Copy the listing below in full and skip every picture.

--- START Data segment ---

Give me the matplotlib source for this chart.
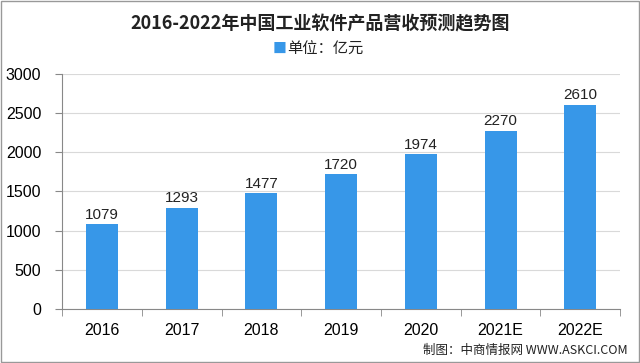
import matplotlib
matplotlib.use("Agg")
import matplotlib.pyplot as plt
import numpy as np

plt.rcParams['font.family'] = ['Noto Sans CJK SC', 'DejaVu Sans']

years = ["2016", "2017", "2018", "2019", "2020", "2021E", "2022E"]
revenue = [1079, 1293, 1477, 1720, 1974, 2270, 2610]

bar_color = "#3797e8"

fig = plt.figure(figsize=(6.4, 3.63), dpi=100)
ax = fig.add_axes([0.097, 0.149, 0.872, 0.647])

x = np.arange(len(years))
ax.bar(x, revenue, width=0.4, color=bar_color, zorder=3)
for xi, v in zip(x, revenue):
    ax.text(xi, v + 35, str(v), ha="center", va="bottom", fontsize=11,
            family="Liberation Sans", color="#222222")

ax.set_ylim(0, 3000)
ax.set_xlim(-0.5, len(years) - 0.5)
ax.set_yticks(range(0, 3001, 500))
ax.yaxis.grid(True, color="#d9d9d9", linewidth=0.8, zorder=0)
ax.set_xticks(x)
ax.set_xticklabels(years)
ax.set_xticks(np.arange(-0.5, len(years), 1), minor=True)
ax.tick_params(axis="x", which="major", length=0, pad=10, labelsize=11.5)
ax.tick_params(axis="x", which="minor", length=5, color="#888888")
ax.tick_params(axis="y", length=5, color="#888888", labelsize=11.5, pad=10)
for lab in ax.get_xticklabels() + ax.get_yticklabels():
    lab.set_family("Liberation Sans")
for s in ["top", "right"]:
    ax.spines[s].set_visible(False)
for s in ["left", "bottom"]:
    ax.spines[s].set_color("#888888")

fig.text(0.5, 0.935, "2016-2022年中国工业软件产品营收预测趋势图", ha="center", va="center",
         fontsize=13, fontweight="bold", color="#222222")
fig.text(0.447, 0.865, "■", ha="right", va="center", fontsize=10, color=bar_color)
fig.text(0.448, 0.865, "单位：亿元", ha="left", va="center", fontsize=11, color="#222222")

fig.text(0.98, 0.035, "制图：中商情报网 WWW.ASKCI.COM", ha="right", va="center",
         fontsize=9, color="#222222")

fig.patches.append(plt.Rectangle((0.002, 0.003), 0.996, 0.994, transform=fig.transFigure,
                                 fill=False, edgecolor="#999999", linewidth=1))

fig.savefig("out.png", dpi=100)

--- END Data segment ---

_Written answer:_
Give me the matplotlib source for this chart.
import matplotlib
matplotlib.use("Agg")
import matplotlib.pyplot as plt
import numpy as np

plt.rcParams['font.family'] = ['Noto Sans CJK SC', 'DejaVu Sans']

years = ["2016", "2017", "2018", "2019", "2020", "2021E", "2022E"]
revenue = [1079, 1293, 1477, 1720, 1974, 2270, 2610]

bar_color = "#3797e8"

fig = plt.figure(figsize=(6.4, 3.63), dpi=100)
ax = fig.add_axes([0.097, 0.149, 0.872, 0.647])

x = np.arange(len(years))
ax.bar(x, revenue, width=0.4, color=bar_color, zorder=3)
for xi, v in zip(x, revenue):
    ax.text(xi, v + 35, str(v), ha="center", va="bottom", fontsize=11,
            family="Liberation Sans", color="#222222")

ax.set_ylim(0, 3000)
ax.set_xlim(-0.5, len(years) - 0.5)
ax.set_yticks(range(0, 3001, 500))
ax.yaxis.grid(True, color="#d9d9d9", linewidth=0.8, zorder=0)
ax.set_xticks(x)
ax.set_xticklabels(years)
ax.set_xticks(np.arange(-0.5, len(years), 1), minor=True)
ax.tick_params(axis="x", which="major", length=0, pad=10, labelsize=11.5)
ax.tick_params(axis="x", which="minor", length=5, color="#888888")
ax.tick_params(axis="y", length=5, color="#888888", labelsize=11.5, pad=10)
for lab in ax.get_xticklabels() + ax.get_yticklabels():
    lab.set_family("Liberation Sans")
for s in ["top", "right"]:
    ax.spines[s].set_visible(False)
for s in ["left", "bottom"]:
    ax.spines[s].set_color("#888888")

fig.text(0.5, 0.935, "2016-2022年中国工业软件产品营收预测趋势图", ha="center", va="center",
         fontsize=13, fontweight="bold", color="#222222")
fig.text(0.447, 0.865, "■", ha="right", va="center", fontsize=10, color=bar_color)
fig.text(0.448, 0.865, "单位：亿元", ha="left", va="center", fontsize=11, color="#222222")

fig.text(0.98, 0.035, "制图：中商情报网 WWW.ASKCI.COM", ha="right", va="center",
         fontsize=9, color="#222222")

fig.patches.append(plt.Rectangle((0.002, 0.003), 0.996, 0.994, transform=fig.transFigure,
                                 fill=False, edgecolor="#999999", linewidth=1))

fig.savefig("out.png", dpi=100)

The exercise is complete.